Regional disparities
Despite the national decline, inflation varied widely across regions. The North East Region recorded the highest rate at 11.2 per cent, while the Savannah Region experienced deflation at -2.6 per cent. The GSS attributed these gaps to differences in “local supply, transport costs, and market access.” Greater Accra and Ashanti regions, which together account for nearly half of the national consumption basket, recorded modest inflation rates of 3.0 per cent and 4.0 per cent, respectively.
Imported vs. locally produced goods
Inflation for locally produced items fell to 4.5 per cent, while that for imported items eased to 2.0 per cent. This indicates that domestic cost pressures are now a more significant driver of price changes than imported inflation, a shift from previous trends.

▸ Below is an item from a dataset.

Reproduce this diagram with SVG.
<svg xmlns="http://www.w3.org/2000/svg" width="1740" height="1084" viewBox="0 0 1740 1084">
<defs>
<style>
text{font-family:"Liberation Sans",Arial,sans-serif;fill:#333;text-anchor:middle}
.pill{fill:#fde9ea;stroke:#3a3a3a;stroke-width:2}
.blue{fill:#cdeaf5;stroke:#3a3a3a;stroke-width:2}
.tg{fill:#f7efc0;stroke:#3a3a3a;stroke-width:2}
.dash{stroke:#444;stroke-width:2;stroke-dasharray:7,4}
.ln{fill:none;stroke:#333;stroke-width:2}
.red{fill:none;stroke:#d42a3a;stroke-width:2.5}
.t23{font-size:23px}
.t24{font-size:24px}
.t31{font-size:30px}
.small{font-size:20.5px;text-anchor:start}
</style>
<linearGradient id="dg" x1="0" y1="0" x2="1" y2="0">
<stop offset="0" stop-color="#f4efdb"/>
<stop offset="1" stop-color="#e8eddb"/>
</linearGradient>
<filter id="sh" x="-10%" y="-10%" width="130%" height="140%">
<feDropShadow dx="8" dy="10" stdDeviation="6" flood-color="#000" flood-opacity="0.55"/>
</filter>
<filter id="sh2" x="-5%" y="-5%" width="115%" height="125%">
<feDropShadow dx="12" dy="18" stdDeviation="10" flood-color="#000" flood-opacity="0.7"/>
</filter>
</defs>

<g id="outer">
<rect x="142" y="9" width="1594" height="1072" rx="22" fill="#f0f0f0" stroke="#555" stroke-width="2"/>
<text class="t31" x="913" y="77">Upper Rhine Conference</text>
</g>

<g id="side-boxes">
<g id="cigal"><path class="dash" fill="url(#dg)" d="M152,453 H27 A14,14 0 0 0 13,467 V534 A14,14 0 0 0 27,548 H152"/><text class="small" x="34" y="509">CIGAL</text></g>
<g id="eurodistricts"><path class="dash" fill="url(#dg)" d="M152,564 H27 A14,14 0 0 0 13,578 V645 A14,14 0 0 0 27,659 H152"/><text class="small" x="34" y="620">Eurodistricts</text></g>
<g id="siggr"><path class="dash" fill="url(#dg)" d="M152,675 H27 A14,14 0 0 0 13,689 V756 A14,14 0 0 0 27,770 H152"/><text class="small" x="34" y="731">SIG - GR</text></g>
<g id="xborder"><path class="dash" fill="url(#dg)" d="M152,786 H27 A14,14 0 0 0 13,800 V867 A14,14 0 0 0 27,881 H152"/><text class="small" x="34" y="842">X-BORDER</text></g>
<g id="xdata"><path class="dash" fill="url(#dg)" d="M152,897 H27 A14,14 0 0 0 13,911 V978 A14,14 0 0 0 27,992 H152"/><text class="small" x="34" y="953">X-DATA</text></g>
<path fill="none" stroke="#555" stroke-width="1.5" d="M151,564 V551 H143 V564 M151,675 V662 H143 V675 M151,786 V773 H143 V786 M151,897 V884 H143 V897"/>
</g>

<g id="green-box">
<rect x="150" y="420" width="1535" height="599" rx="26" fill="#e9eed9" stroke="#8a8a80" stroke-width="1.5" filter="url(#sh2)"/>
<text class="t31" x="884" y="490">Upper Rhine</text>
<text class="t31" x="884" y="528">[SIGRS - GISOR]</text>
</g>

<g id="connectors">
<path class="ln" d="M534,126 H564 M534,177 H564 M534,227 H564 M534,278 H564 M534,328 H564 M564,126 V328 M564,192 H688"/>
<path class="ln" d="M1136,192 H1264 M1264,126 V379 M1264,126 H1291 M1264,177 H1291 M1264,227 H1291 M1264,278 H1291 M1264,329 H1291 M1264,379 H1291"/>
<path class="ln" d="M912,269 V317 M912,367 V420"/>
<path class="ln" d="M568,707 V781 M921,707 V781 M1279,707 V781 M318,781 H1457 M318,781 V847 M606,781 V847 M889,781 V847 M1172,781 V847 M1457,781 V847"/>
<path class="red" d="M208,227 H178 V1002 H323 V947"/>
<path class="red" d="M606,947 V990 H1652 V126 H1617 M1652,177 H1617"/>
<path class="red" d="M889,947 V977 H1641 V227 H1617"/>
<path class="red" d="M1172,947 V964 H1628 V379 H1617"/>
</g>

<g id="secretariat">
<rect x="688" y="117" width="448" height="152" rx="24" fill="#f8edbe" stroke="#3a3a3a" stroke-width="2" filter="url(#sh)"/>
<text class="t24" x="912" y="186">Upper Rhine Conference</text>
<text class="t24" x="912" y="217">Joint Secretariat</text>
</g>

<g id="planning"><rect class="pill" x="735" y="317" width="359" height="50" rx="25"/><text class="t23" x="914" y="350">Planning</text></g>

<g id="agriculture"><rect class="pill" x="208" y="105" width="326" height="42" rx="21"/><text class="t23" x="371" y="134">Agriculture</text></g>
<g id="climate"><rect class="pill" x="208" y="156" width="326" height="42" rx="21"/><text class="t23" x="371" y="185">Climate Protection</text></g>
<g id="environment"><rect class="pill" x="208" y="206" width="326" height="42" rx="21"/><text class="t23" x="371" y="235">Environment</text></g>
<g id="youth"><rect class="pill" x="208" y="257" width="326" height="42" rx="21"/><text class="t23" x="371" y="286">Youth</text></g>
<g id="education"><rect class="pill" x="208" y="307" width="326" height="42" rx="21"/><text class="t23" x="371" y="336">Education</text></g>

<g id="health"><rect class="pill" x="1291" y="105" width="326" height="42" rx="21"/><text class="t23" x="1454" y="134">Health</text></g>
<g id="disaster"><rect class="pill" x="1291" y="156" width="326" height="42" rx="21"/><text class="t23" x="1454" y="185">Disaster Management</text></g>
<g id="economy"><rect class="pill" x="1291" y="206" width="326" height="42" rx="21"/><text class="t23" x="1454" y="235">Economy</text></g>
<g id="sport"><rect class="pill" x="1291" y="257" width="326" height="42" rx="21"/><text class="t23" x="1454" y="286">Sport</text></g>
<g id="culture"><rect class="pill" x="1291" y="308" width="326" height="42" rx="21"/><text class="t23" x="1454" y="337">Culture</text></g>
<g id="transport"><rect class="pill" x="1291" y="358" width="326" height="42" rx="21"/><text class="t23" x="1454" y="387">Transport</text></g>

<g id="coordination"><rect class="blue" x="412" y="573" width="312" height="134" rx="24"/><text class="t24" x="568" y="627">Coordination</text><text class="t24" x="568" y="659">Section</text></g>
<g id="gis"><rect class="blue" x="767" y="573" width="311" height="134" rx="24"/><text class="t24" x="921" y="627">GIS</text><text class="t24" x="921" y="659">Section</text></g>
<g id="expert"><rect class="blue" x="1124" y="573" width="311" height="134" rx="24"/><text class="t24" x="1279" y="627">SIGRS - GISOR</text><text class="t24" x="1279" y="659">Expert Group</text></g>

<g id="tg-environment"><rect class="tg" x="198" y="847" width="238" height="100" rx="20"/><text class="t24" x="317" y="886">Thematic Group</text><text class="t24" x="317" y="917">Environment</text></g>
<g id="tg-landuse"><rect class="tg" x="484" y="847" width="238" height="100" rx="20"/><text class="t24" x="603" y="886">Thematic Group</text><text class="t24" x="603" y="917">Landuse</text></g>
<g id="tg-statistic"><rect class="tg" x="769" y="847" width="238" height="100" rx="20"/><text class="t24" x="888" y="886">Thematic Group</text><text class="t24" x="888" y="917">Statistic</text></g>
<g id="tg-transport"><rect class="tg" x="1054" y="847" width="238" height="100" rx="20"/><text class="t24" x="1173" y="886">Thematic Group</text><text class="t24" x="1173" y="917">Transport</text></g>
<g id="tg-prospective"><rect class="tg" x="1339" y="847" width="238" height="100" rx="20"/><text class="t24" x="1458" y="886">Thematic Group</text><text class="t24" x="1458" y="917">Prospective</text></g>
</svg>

Services and goods inflation eases
Inflation for goods slowed to 3.6 per cent from 5.8 per cent in December, while services inflation moderated to 4.0 per cent from 4.5 per cent. Month-on-month, service prices rose by 0.3 per cent, while goods prices remained stable.

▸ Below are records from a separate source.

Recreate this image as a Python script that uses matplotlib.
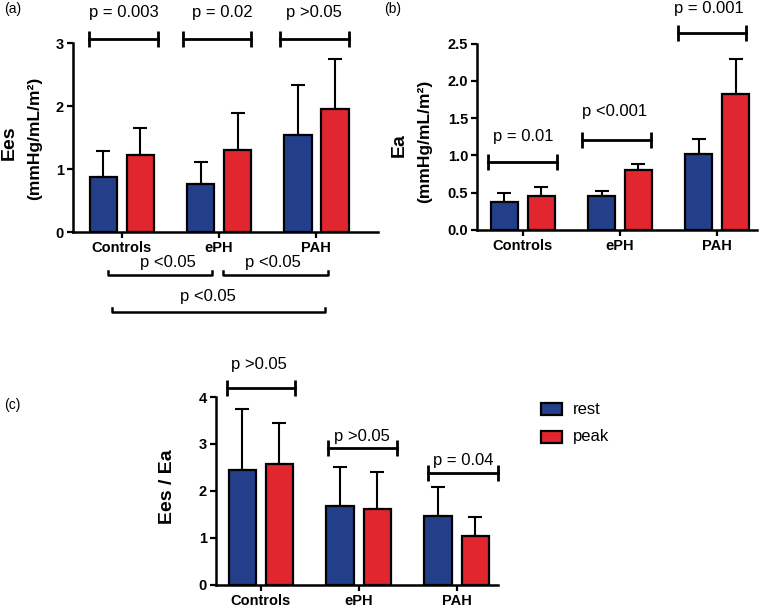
import matplotlib
matplotlib.use("Agg")
import matplotlib.pyplot as plt
import numpy as np

plt.rcParams['font.family'] = ['Liberation Sans', 'DejaVu Sans']

groups = ['Controls', 'ePH', 'PAH']
series = ['rest', 'peak']

# Ees (mmHg/mL/m2)
ees_rest = [0.88, 0.77, 1.55]
ees_rest_sd = [0.41, 0.35, 0.78]
ees_peak = [1.22, 1.30, 1.96]
ees_peak_sd = [0.44, 0.59, 0.79]
ees_p = ['p = 0.003', 'p = 0.02', 'p >0.05']

# Ea (mmHg/mL/m2)
ea_rest = [0.38, 0.45, 1.02]
ea_rest_sd = [0.12, 0.07, 0.20]
ea_peak = [0.46, 0.80, 1.83]
ea_peak_sd = [0.12, 0.09, 0.47]
ea_p = ['p = 0.01', 'p <0.001', 'p = 0.001']

# Ees / Ea
ratio_rest = [2.45, 1.68, 1.47]
ratio_rest_sd = [1.29, 0.82, 0.61]
ratio_peak = [2.57, 1.62, 1.04]
ratio_peak_sd = [0.88, 0.78, 0.41]
ratio_p = ['p >0.05', 'p >0.05', 'p = 0.04']

between_p = ['p <0.05', 'p <0.05', 'p <0.05']

BLUE = '#243f8a'
RED = '#e1262f'
off = 0.19
w = 0.28


def draw_panel(ax, rest, rest_sd, peak, peak_sd, xlim, ylim, yticks, ticklabels):
    x = np.arange(len(groups))
    ax.bar(x - off, rest, w, color=BLUE, edgecolor='black', linewidth=1.6, zorder=3)
    ax.bar(x + off, peak, w, color=RED, edgecolor='black', linewidth=1.6, zorder=3)
    ax.errorbar(x - off, rest, yerr=[np.zeros(3), rest_sd], fmt='none', ecolor='black',
                elinewidth=1.5, capsize=4.8, capthick=1.5, zorder=2)
    ax.errorbar(x + off, peak, yerr=[np.zeros(3), peak_sd], fmt='none', ecolor='black',
                elinewidth=1.5, capsize=4.8, capthick=1.5, zorder=2)
    ax.set_xlim(*xlim)
    ax.set_ylim(*ylim)
    ax.set_xticks(x)
    ax.set_xticklabels(groups, fontweight='bold', fontsize=10.5)
    ax.set_yticks(yticks)
    ax.set_yticklabels(ticklabels, fontweight='bold', fontsize=10.5)
    for s in ['top', 'right']:
        ax.spines[s].set_visible(False)
    for s in ['left', 'bottom']:
        ax.spines[s].set_linewidth(1.8)
    ax.tick_params(width=1.6, length=4.5, pad=2)


def bracket(ax, x1, x2, y, label, ty, tx=None):
    ax.plot([x1, x2], [y, y], color='black', lw=2, marker='|', markersize=11,
            markeredgewidth=2, clip_on=False)
    if tx is None:
        tx = (x1 + x2) / 2
    ax.text(tx, ty, label, ha='center', va='center', fontsize=12)


fig = plt.figure(figsize=(7.6, 6.08), dpi=100)

# (a)
axa = fig.add_axes([0.096, 0.618, 0.401, 0.311])
draw_panel(axa, ees_rest, ees_rest_sd, ees_peak, ees_peak_sd,
           (-0.5, 2.63), (0, 3), [0, 1, 2, 3], ['0', '1', '2', '3'])
for i, (x1, x2, tx) in enumerate([(-0.34, 0.37, 0.02), (0.63, 1.33, 1.03), (1.63, 2.34, 1.97)]):
    bracket(axa, x1, x2, 3.06, ees_p[i], 3.49, tx)
fig.text(0.012, 0.765, 'Ees', rotation=90, ha='center', va='center', fontsize=14, fontweight='bold')
fig.text(0.046, 0.772, '(mmHg/mL/m²)', rotation=90, ha='center', va='center',
         fontsize=12.5, fontweight='bold')
# between-group brackets under the axis
d = 0.07
for (x1, x2, y, tx, ty), lab in zip([(-0.14, 0.93, -0.68, 0.48, -0.48),
                                    (1.04, 2.12, -0.68, 1.55, -0.48),
                                    (-0.10, 2.09, -1.27, 0.89, -1.02)], between_p):
    axa.plot([x1, x1, x2, x2], [y + d, y, y, y + d], color='black', lw=1.8, clip_on=False)
    axa.text(tx, ty, lab, ha='center', va='center', fontsize=12)

# (b)
axb = fig.add_axes([0.628, 0.622, 0.368, 0.306])
draw_panel(axb, ea_rest, ea_rest_sd, ea_peak, ea_peak_sd,
           (-0.47, 2.41), (0, 2.5), [0, 0.5, 1.0, 1.5, 2.0, 2.5],
           ['0.0', '0.5', '1.0', '1.5', '2.0', '2.5'])
for i, (x1, x2, y, tx, ty) in enumerate([(-0.36, 0.35, 0.91, 0.0, 1.25),
                                         (0.61, 1.32, 1.21, 0.94, 1.59),
                                         (1.60, 2.30, 2.65, 1.91, 2.97)]):
    bracket(axb, x1, x2, y, ea_p[i], ty, tx)
fig.text(0.525, 0.762, 'Ea', rotation=90, ha='center', va='center', fontsize=14, fontweight='bold')
fig.text(0.559, 0.768, '(mmHg/mL/m²)', rotation=90, ha='center', va='center',
         fontsize=12.5, fontweight='bold')

# (c)
axc = fig.add_axes([0.284, 0.038, 0.371, 0.309])
draw_panel(axc, ratio_rest, ratio_rest_sd, ratio_peak, ratio_peak_sd,
           (-0.46, 2.42), (0, 4), [0, 1, 2, 3, 4], ['0', '1', '2', '3', '4'])
for i, (x1, x2, y, tx, ty) in enumerate([(-0.35, 0.35, 4.19, -0.02, 4.70),
                                         (0.69, 1.39, 2.91, 1.03, 3.15),
                                         (1.71, 2.42, 2.38, 2.07, 2.64)]):
    bracket(axc, x1, x2, y, ratio_p[i], ty, tx)
fig.text(0.22, 0.20, 'Ees / Ea', rotation=90, ha='center', va='center', fontsize=14, fontweight='bold')

# legend
for lab, col, ypx in zip(series, [BLUE, RED], [409, 437]):
    fig.patches.append(plt.Rectangle((541 / 760, 1 - (ypx + 6) / 608), 21 / 760, 12 / 608,
                                     transform=fig.transFigure, facecolor=col,
                                     edgecolor='black', linewidth=1.6))
    fig.text(573 / 760, 1 - ypx / 608, lab, ha='left', va='center', fontsize=12)

fig.text(0.006, 0.985, '(a)', ha='left', va='center', fontsize=10)
fig.text(0.506, 0.985, '(b)', ha='left', va='center', fontsize=10)
fig.text(0.006, 0.334, '(c)', ha='left', va='center', fontsize=10)

fig.savefig('out.png', dpi=100)
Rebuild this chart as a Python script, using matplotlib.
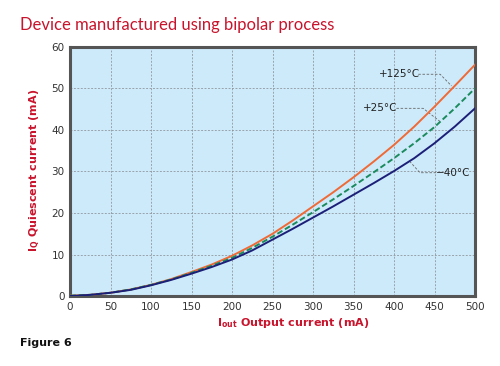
import matplotlib.pyplot as plt

# Output current (mA)
iout = [0, 25, 50, 75, 100, 125, 150, 175, 200, 225, 250,
        275, 300, 325, 350, 375, 400, 425, 450, 475, 500]

# Quiescent current (mA) at three temperatures
iq_125 = [0.1, 0.3, 0.8, 1.6, 2.7, 4.1, 5.8, 7.6, 9.7, 12.2, 15.0,
          18.2, 21.6, 25.0, 28.6, 32.4, 36.4, 40.8, 45.6, 50.6, 55.7]
iq_25 = [0.1, 0.3, 0.8, 1.6, 2.7, 4.0, 5.6, 7.3, 9.2, 11.6, 14.3,
         17.2, 20.2, 23.3, 26.5, 29.8, 33.2, 36.8, 40.7, 45.2, 50.0]
iq_m40 = [0.0, 0.3, 0.8, 1.5, 2.6, 3.9, 5.4, 7.0, 8.8, 11.0, 13.6,
          16.2, 18.9, 21.6, 24.4, 27.2, 30.1, 33.2, 36.8, 40.8, 45.2]

xticks = list(range(0, 501, 50))
yticks = list(range(0, 61, 10))

red = '#c8142c'

fig = plt.figure(figsize=(5, 3.66), dpi=100)
ax = fig.add_axes([0.14, 0.191, 0.81, 0.681])
ax.set_facecolor('#cdeafa')

ax.plot(iout, iq_125, color='#f06a36', lw=1.4, zorder=3)
ax.plot(iout, iq_25, color='#1b8a5c', lw=1.4, ls=(0, (3, 1.5)), zorder=3)
ax.plot(iout, iq_m40, color='#1c1f78', lw=1.4, zorder=3)

ax.set_xlim(0, 500)
ax.set_ylim(0, 60)
ax.set_xticks(xticks)
ax.set_yticks(yticks)
ax.grid(True, color='#8a8f96', lw=0.55, ls=(0, (2.5, 2)))
ax.tick_params(length=0, labelsize=7.5, colors='#333333', pad=4)
for s in ax.spines.values():
    s.set_color('#555555')
    s.set_linewidth(2.2)

# curve labels with dashed leaders
lead = dict(color='#666666', lw=0.6, ls=(0, (3, 2)))
ax.text(407, 53.4, '+125°C', ha='center', va='center', fontsize=7.5, color='#222222')
ax.plot([430, 457, 471], [53.4, 53.4, 50.6], **lead)
ax.text(383, 45.2, '+25°C', ha='center', va='center', fontsize=7.5, color='#222222')
ax.plot([403, 436, 457], [45.2, 45.2, 42.0], **lead)
ax.text(473, 29.7, '\u221240°C', ha='center', va='center', fontsize=7.5, color='#222222')
ax.plot([452, 432, 420], [29.7, 29.7, 32.3], **lead)

fig.text(0.04, 0.932, 'Device manufactured using bipolar process', color=red,
         fontsize=12, family='Lato', va='center', ha='left')
fig.text(0.586, 0.117, r'I$_{\mathbf{out}}$ Output current (mA)', color=red,
         fontsize=8, fontweight='bold', ha='center', va='center')
fig.text(0.07, 0.535, r'I$_{\mathbf{Q}}$ Quiescent current (mA)', color=red,
         fontsize=8, fontweight='bold', ha='center', va='center', rotation=90)
fig.text(0.04, 0.063, 'Figure 6', color='#111111', fontsize=8,
         fontweight='bold', ha='left', va='center')

fig.savefig('out.png', dpi=100)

Policy implications and outlook
Economists say the continued disinflation could provide room for monetary policy easing and reinforce business and consumer confidence. The GSS, in its release, recommended that the government “sustain fiscal discipline” and “invest in storage, irrigation, transport, and market access to reduce regional disparities.” For households, the GSS advised that “this is a good time to plan budgets with greater confidence, prioritise essentials, avoid non-essential spending, and save where possible.”